───── DATA RECORDS
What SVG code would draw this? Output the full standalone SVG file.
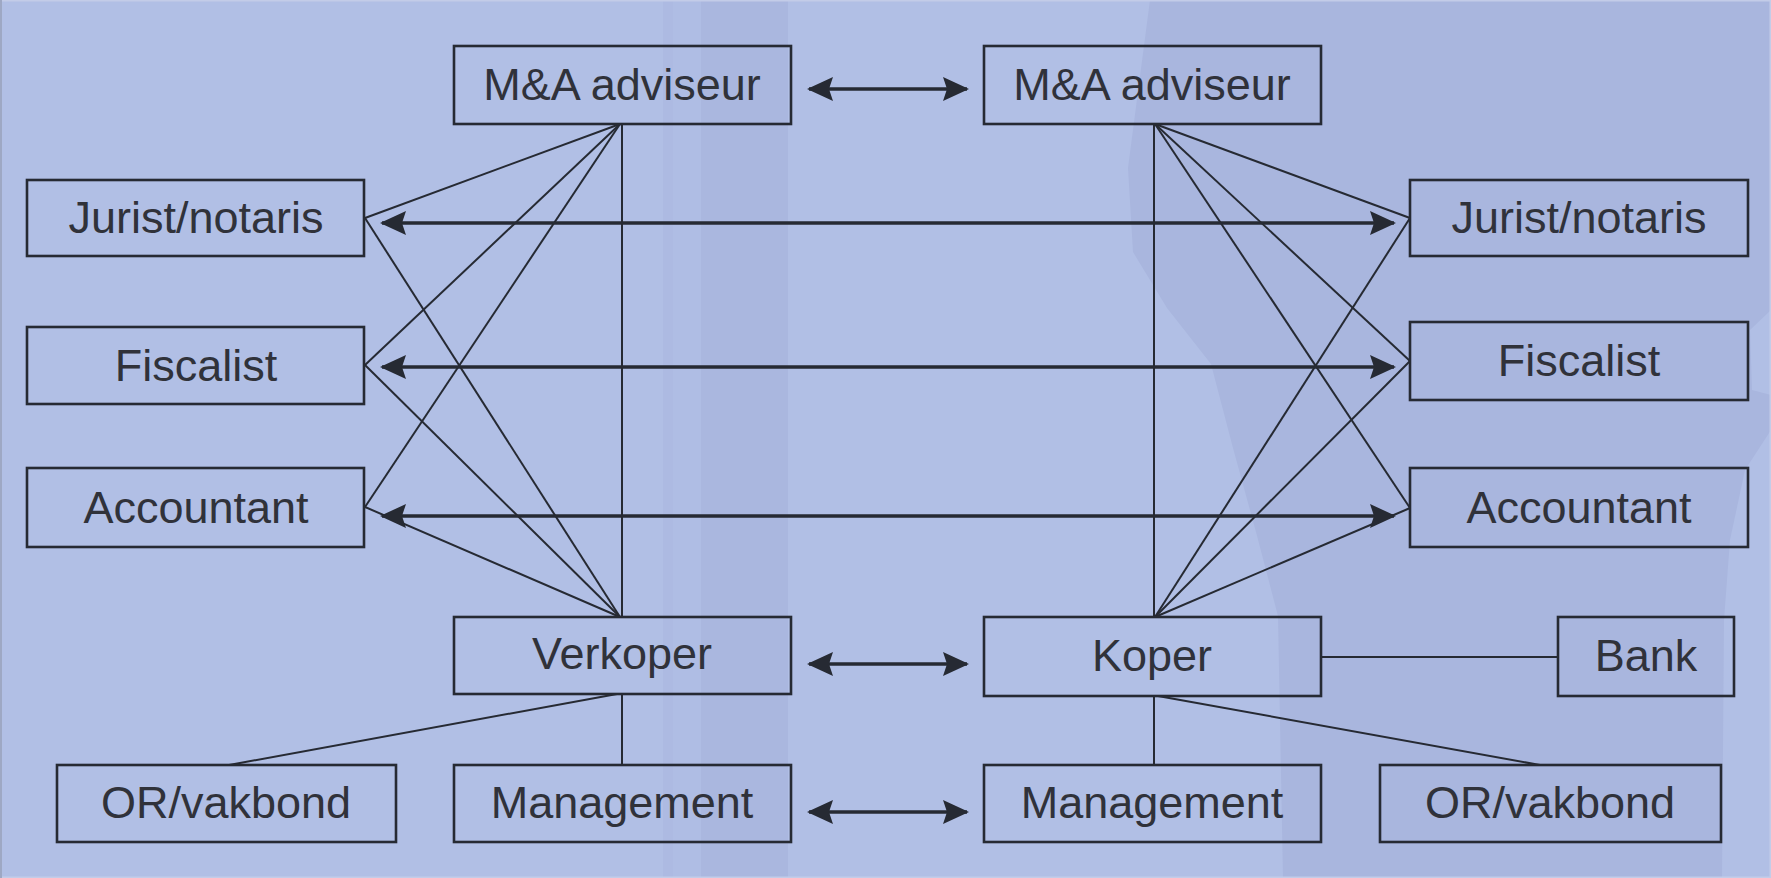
<svg xmlns="http://www.w3.org/2000/svg" width="1771" height="878" viewBox="0 0 1771 878">
<style>
.box{fill:none;stroke:#262a33;stroke-width:2.6}
.lbl{font-family:"Liberation Sans",Arial,sans-serif;font-size:45px;fill:#30323a;text-anchor:middle}
.thin{stroke:#262a33;stroke-width:2;fill:none}
.dbl{stroke:#262a33;stroke-width:3.5;fill:none;marker-start:url(#ah);marker-end:url(#ah)}
</style>
<defs>
<marker id="ah" markerUnits="userSpaceOnUse" markerWidth="26" markerHeight="26" viewBox="0 0 26 26" refX="24" refY="13" orient="auto-start-reverse">
<path d="M0,1 L26,13 L0,25 L4,13 Z" fill="#262a33"/>
</marker>
</defs>
<g id="background">
<rect x="0" y="0" width="1771" height="878" fill="#b1bfe5"/>
<rect x="663" y="0" width="10" height="878" fill="#adbae2"/>
<rect x="673" y="0" width="28" height="878" fill="#afbde4"/>
<rect x="701" y="0" width="87" height="878" fill="#aab7df"/>
<path d="M1150,0 L1139,84 L1128,168 L1133,252 L1167,308 L1211,364 L1233,448 L1256,532 L1278,616 L1283,878 L1722,878 L1724,620 L1730,540 L1745,470 L1771,430 L1771,395 L1752,390 L1750,330 L1771,310 L1771,0 Z" fill="#a9b6de"/>
<rect x="0.5" y="0.5" width="1770" height="877" fill="none" stroke="#c3cce8" stroke-width="2"/>
<line x1="1" y1="0" x2="1" y2="878" stroke="#9ea8c4" stroke-width="2"/>
</g>
<g id="connectors">
<line class="thin" x1="620" y1="124" x2="365" y2="218"/>
<line class="thin" x1="620" y1="124" x2="365" y2="365"/>
<line class="thin" x1="620" y1="124" x2="365" y2="507"/>
<line class="thin" x1="622" y1="124" x2="622" y2="617"/>
<line class="thin" x1="620" y1="617" x2="365" y2="218"/>
<line class="thin" x1="620" y1="617" x2="365" y2="365"/>
<line class="thin" x1="620" y1="617" x2="365" y2="507"/>
<line class="thin" x1="617" y1="694" x2="229" y2="765"/>
<line class="thin" x1="622" y1="694" x2="622" y2="765"/>
<line class="thin" x1="1155" y1="124" x2="1410" y2="218"/>
<line class="thin" x1="1155" y1="124" x2="1410" y2="361"/>
<line class="thin" x1="1155" y1="124" x2="1410" y2="508"/>
<line class="thin" x1="1154" y1="124" x2="1154" y2="617"/>
<line class="thin" x1="1155" y1="617" x2="1410" y2="218"/>
<line class="thin" x1="1155" y1="617" x2="1410" y2="361"/>
<line class="thin" x1="1155" y1="617" x2="1410" y2="508"/>
<line class="thin" x1="1321" y1="657" x2="1558" y2="657"/>
<line class="thin" x1="1158" y1="696" x2="1540" y2="765"/>
<line class="thin" x1="1154" y1="696" x2="1154" y2="765"/>
<line class="dbl" x1="809" y1="89" x2="967" y2="89"/>
<line class="dbl" x1="382" y1="223" x2="1394" y2="223"/>
<line class="dbl" x1="382" y1="367" x2="1394" y2="367"/>
<line class="dbl" x1="382" y1="516" x2="1394" y2="516"/>
<line class="dbl" x1="809" y1="664" x2="967" y2="664"/>
<line class="dbl" x1="809" y1="812" x2="967" y2="812"/>
</g>
<g id="ma-left"><rect class="box" x="454" y="46" width="337" height="78"/><text class="lbl" x="622" y="100">M&amp;A adviseur</text></g>
<g id="ma-right"><rect class="box" x="984" y="46" width="337" height="78"/><text class="lbl" x="1152" y="100">M&amp;A adviseur</text></g>
<g id="jurist-left"><rect class="box" x="27" y="180" width="337" height="76"/><text class="lbl" x="196" y="233">Jurist/notaris</text></g>
<g id="fiscalist-left"><rect class="box" x="27" y="327" width="337" height="77"/><text class="lbl" x="196" y="381">Fiscalist</text></g>
<g id="accountant-left"><rect class="box" x="27" y="468" width="337" height="79"/><text class="lbl" x="196" y="523">Accountant</text></g>
<g id="jurist-right"><rect class="box" x="1410" y="180" width="338" height="76"/><text class="lbl" x="1579" y="233">Jurist/notaris</text></g>
<g id="fiscalist-right"><rect class="box" x="1410" y="322" width="338" height="78"/><text class="lbl" x="1579" y="376">Fiscalist</text></g>
<g id="accountant-right"><rect class="box" x="1410" y="468" width="338" height="79"/><text class="lbl" x="1579" y="523">Accountant</text></g>
<g id="verkoper"><rect class="box" x="454" y="617" width="337" height="77"/><text class="lbl" x="622" y="669">Verkoper</text></g>
<g id="koper"><rect class="box" x="984" y="617" width="337" height="79"/><text class="lbl" x="1152" y="671">Koper</text></g>
<g id="bank"><rect class="box" x="1558" y="617" width="176" height="79"/><text class="lbl" x="1646" y="671">Bank</text></g>
<g id="or-left"><rect class="box" x="57" y="765" width="339" height="77"/><text class="lbl" x="226" y="818">OR/vakbond</text></g>
<g id="management-left"><rect class="box" x="454" y="765" width="337" height="77"/><text class="lbl" x="622" y="818">Management</text></g>
<g id="management-right"><rect class="box" x="984" y="765" width="337" height="77"/><text class="lbl" x="1152" y="818">Management</text></g>
<g id="or-right"><rect class="box" x="1380" y="765" width="341" height="77"/><text class="lbl" x="1550" y="818">OR/vakbond</text></g>
</svg>
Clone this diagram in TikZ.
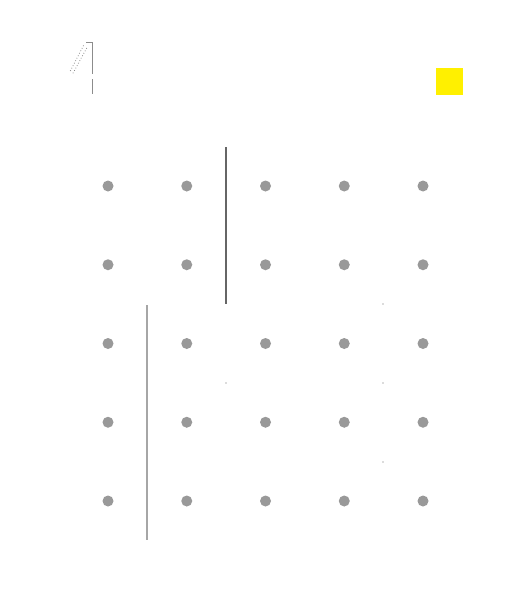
\documentclass[tikz,border=0pt]{standalone}
\usepackage{xcolor}
\usepackage{tikz}
\usetikzlibrary{positioning,calc}

\definecolor{dotgray}{HTML}{999999}
\definecolor{markyellow}{RGB}{255,240,0}

\begin{document}
\begin{tikzpicture}[x=1pt,y=-1pt,
        pin/.style={circle, fill=dotgray, inner sep=0pt, minimum size=11pt},
        speck/.style={circle, fill=black!60, inner sep=0pt, minimum size=1.2pt},
        divider/.style={line width=1.3pt},
        glyph/.style={draw=black!45, line width=0.8pt}
    ]
        \useasboundingbox (0,0) rectangle (531,610);
        % grid of pins
        \foreach \r in {1,...,5}{
            \foreach \c in {1,...,5}{
                \node[pin] (p\r\c) at ({108+78.75*(\c-1)},{186+78.75*(\r-1)}) {};
            }
        }
        % outlined numeral
        \draw[glyph, dotted] (70.3,71) -- (84.3,44);
        \draw[glyph, dotted] (73,73.3) -- (87,47.5);
        \draw[glyph] (86,42.7) -- (92.3,42.7) -- (92.3,74.3);
        \draw[glyph] (92.3,79.3) -- (92.3,94.3);
        % yellow marker
        \node[fill=markyellow, minimum size=27pt, inner sep=0pt] (mark) at (449.5,81.5) {};
        % dividers
        \coordinate (atop) at (226,147);
        \coordinate (abot) at (226,304);
        \coordinate (btop) at (147,305);
        \coordinate (bbot) at (147,540);
        \draw[divider, draw=black!60] (atop) -- (abot);
        \draw[divider, draw=black!35] (btop) -- (bbot);
        % specks
        \node[speck] (s1) at (383,304) {};
        \node[speck] (s2) at (383,383) {};
        \node[speck] (s3) at (383,462) {};
        \node[speck] (s4) at (226,383) {};
    \end{tikzpicture}
\end{document}
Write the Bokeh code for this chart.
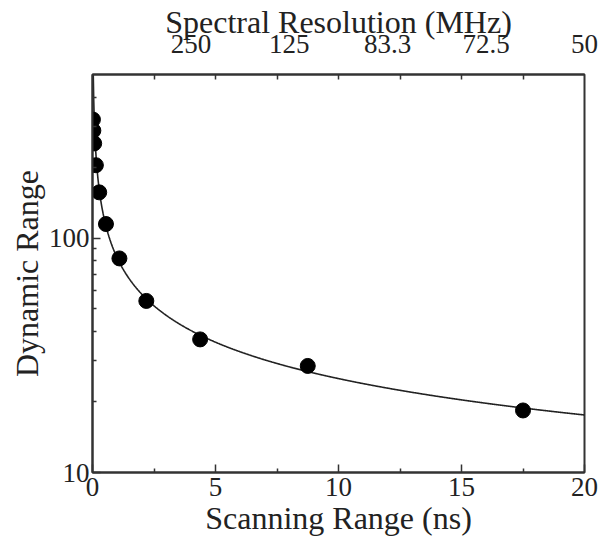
import numpy as np
from bokeh.plotting import figure
from bokeh.models import LinearAxis, FixedTicker, Range1d
from bokeh.embed import file_html
from bokeh.resources import INLINE

# Data
scan_range_ns = [0.017, 0.034, 0.068, 0.137, 0.273, 0.547, 1.094, 2.188, 4.375, 8.75, 17.5]
dynamic_range = [321, 288, 254, 205, 157, 115, 82, 54, 37, 28.5, 18.4]

bottom_ticks = [0, 5, 10, 15, 20]
bottom_minor = [2.5, 7.5, 12.5, 17.5]
top_tick_pos = [4, 8, 12, 16, 20]
top_tick_labels = ["250", "125", "83.3", "72.5", "50"]
top_minor = [2.5, 5, 7.5, 10, 12.5, 15, 17.5]
y_ticks = [10, 100]
y_minor = [20, 30, 40, 50, 60, 70, 80, 90, 200, 300, 400]

FONT = "Liberation Serif"
INK = "#222222"

# Power-law fit (least squares in log-log space) on the points away from x≈0
sx = np.array(scan_range_ns)
sy = np.array(dynamic_range)
m = sx >= 0.25
coef = np.polyfit(np.log10(sx[m]), np.log10(sy[m]), 1)
xf = np.linspace(0.01, 20, 1000)
yf = 10 ** np.polyval(coef, np.log10(xf))

p = figure(width=602, height=539, output_backend="svg", toolbar_location=None,
           x_range=Range1d(0, 20), y_range=Range1d(10, 500), y_axis_type="log",
           min_border_left=92, min_border_right=18, min_border_top=73, min_border_bottom=67,
           x_axis_label="Scanning Range (ns)", y_axis_label="Dynamic Range")
p.grid.visible = False
p.outline_line_color = "#333333"
p.outline_line_width = 2
p.background_fill_color = "white"
p.border_fill_color = "white"

p.line(xf, yf, line_color=INK, line_width=1.6)
p.scatter(scan_range_ns, dynamic_range, size=15, marker="circle", fill_color="black", line_color="black")

xa = p.xaxis[0]
xa.ticker = FixedTicker(ticks=bottom_ticks, minor_ticks=bottom_minor)
ya = p.yaxis[0]
ya.ticker = FixedTicker(ticks=y_ticks, minor_ticks=y_minor)
ya.major_label_overrides = {10: "10", 100: "100"}

top = LinearAxis(ticker=FixedTicker(ticks=top_tick_pos, minor_ticks=top_minor),
                 major_label_overrides={t: l for t, l in zip(top_tick_pos, top_tick_labels)},
                 axis_label="Spectral Resolution (MHz)")
p.add_layout(top, "above")

for ax in (xa, ya, top):
    ax.axis_line_color = "#333333"
    ax.axis_line_width = 2
    ax.major_tick_line_color = "#333333"
    ax.minor_tick_line_color = "#333333"
    ax.major_tick_line_width = 1.5
    ax.minor_tick_line_width = 1.5
    ax.major_tick_in = 8
    ax.major_tick_out = 0
    ax.minor_tick_in = 4
    ax.minor_tick_out = 0
    ax.major_label_text_font = FONT
    ax.major_label_text_font_size = "27px"
    ax.major_label_text_color = INK
    ax.axis_label_text_font = FONT
    ax.axis_label_text_font_size = "32px"
    ax.axis_label_text_font_style = "normal"
    ax.axis_label_text_color = INK
    ax.major_label_standoff = 5
    ax.axis_label_standoff = 1

ya.major_label_standoff = 3
top.major_tick_in = 0
top.minor_tick_in = 5
top.major_label_standoff = 22
top.axis_label_standoff = -8

open("out.html", "w").write(file_html(p, INLINE))
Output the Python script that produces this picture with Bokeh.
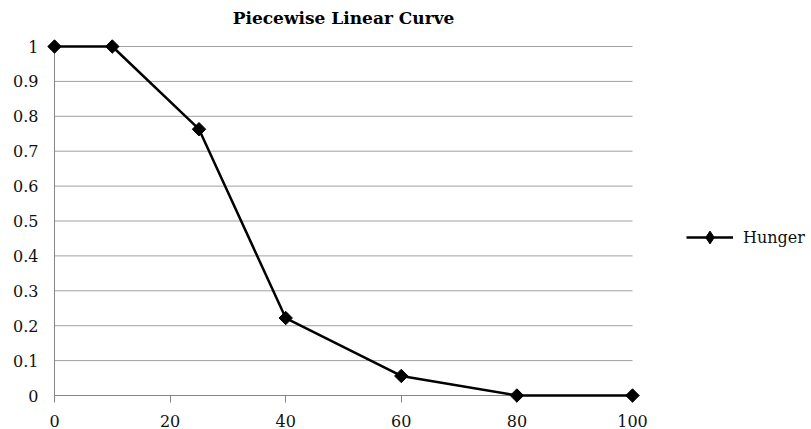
import numpy as np
from bokeh.plotting import figure
from bokeh.models import Range1d, FixedTicker, Legend, LegendItem, Label
from bokeh.embed import file_html
from bokeh.resources import INLINE

x_vals = [0, 10, 25, 40, 60, 80, 100]
hunger = [1.0, 1.0, 0.763, 0.222, 0.056, 0.0, 0.0]
x_ticks = [0, 20, 40, 60, 80, 100]
y_ticks = [0, 0.1, 0.2, 0.3, 0.4, 0.5, 0.6, 0.7, 0.8, 0.9, 1.0]
title_text = "Piecewise Linear Curve"

FONT = "DejaVu Serif"

# Layout in pixels: data area x 0..100 -> 54..632, y 0..1 -> 395..46.
# The frame covers everything right of / above that, so the legend and the
# title can sit inside it without being clipped.
LEFT, RIGHT, TOP, BOTTOM = 54, 632, 46, 395
X_END = x_ticks[-1] * (811 - LEFT) / (RIGHT - LEFT)
Y_END = y_ticks[-1] * BOTTOM / (BOTTOM - TOP)
TITLE_Y = y_ticks[-1] * (BOTTOM - 17) / (BOTTOM - TOP)

p = figure(width=811, height=429, output_backend="svg", toolbar_location=None,
           x_range=Range1d(x_ticks[0], X_END), y_range=Range1d(y_ticks[0], Y_END),
           min_border_left=LEFT, min_border_right=0, min_border_top=0,
           min_border_bottom=429 - BOTTOM)

p.outline_line_color = None
p.xgrid.grid_line_color = None
p.ygrid.grid_line_color = None

# horizontal gridlines limited to the data area
p.segment(x0=[x_ticks[0]] * len(y_ticks), x1=[x_ticks[-1]] * len(y_ticks),
          y0=y_ticks, y1=y_ticks, line_color="#a0a0a0", line_width=1, level="underlay")

p.xaxis.ticker = FixedTicker(ticks=x_ticks)
p.xaxis.bounds = (x_ticks[0], x_ticks[-1])
p.yaxis.ticker = FixedTicker(ticks=y_ticks)
p.yaxis.bounds = (y_ticks[0], y_ticks[-1])
p.yaxis.major_label_overrides = {0: "0", 1.0: "1"}
for ax in (p.xaxis, p.yaxis):
    ax.axis_line_color = "#868686"
    ax.major_tick_line_color = "#868686"
    ax.minor_tick_line_color = None
    ax.major_label_text_font = FONT
    ax.major_label_text_font_size = "16px"
    ax.major_label_text_color = "#111111"
p.xaxis.major_tick_in = 0
p.xaxis.major_tick_out = 7
p.xaxis.major_label_standoff = 12
p.yaxis.major_tick_in = 0
p.yaxis.major_tick_out = 0
p.yaxis.major_label_standoff = 16

p.add_layout(Label(x=(x_ticks[0] + x_ticks[-1]) / 2, y=TITLE_Y, text=title_text,
                   text_align="center", text_baseline="middle", text_font=FONT,
                   text_font_size="17px", text_font_style="bold", text_color="#000000"))

# drawn at overlay level so the markers on the frame edges are not clipped
ln = p.line(x_vals, hunger, line_color="black", line_width=2.5, level="overlay")
# narrow diamond hidden beneath the rotated squares; it supplies the legend swatch
dm = p.scatter(x_vals, hunger, marker="diamond", size=10, fill_color="black",
               line_color="black", line_width=1, level="overlay")
sc = p.scatter(x_vals, hunger, marker="square", angle=np.pi / 4, size=9.5,
               fill_color="black", line_color="black", level="overlay")

legend = Legend(items=[LegendItem(label="Hunger", renderers=[ln, dm])],
                location=(RIGHT, 142), border_line_color=None, background_fill_alpha=0,
                padding=0, margin=0, glyph_width=47, glyph_height=32, label_standoff=10,
                label_text_font=FONT, label_text_font_size="16px",
                label_text_color="#111111")
p.add_layout(legend, "center")

open("out.html", "w").write(file_html(p, INLINE))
──────────
:: WRITTEN TASK ::
Only the lines from "Write the Bokeh code for this chart." through "37, 28.5, 18.4]" should appear in your output, copied exactly with both end lines, and with no pictures.

:: RESPONSE TO THIS EXERCISE ::
Write the Bokeh code for this chart.
import numpy as np
from bokeh.plotting import figure
from bokeh.models import LinearAxis, FixedTicker, Range1d
from bokeh.embed import file_html
from bokeh.resources import INLINE

# Data
scan_range_ns = [0.017, 0.034, 0.068, 0.137, 0.273, 0.547, 1.094, 2.188, 4.375, 8.75, 17.5]
dynamic_range = [321, 288, 254, 205, 157, 115, 82, 54, 37, 28.5, 18.4]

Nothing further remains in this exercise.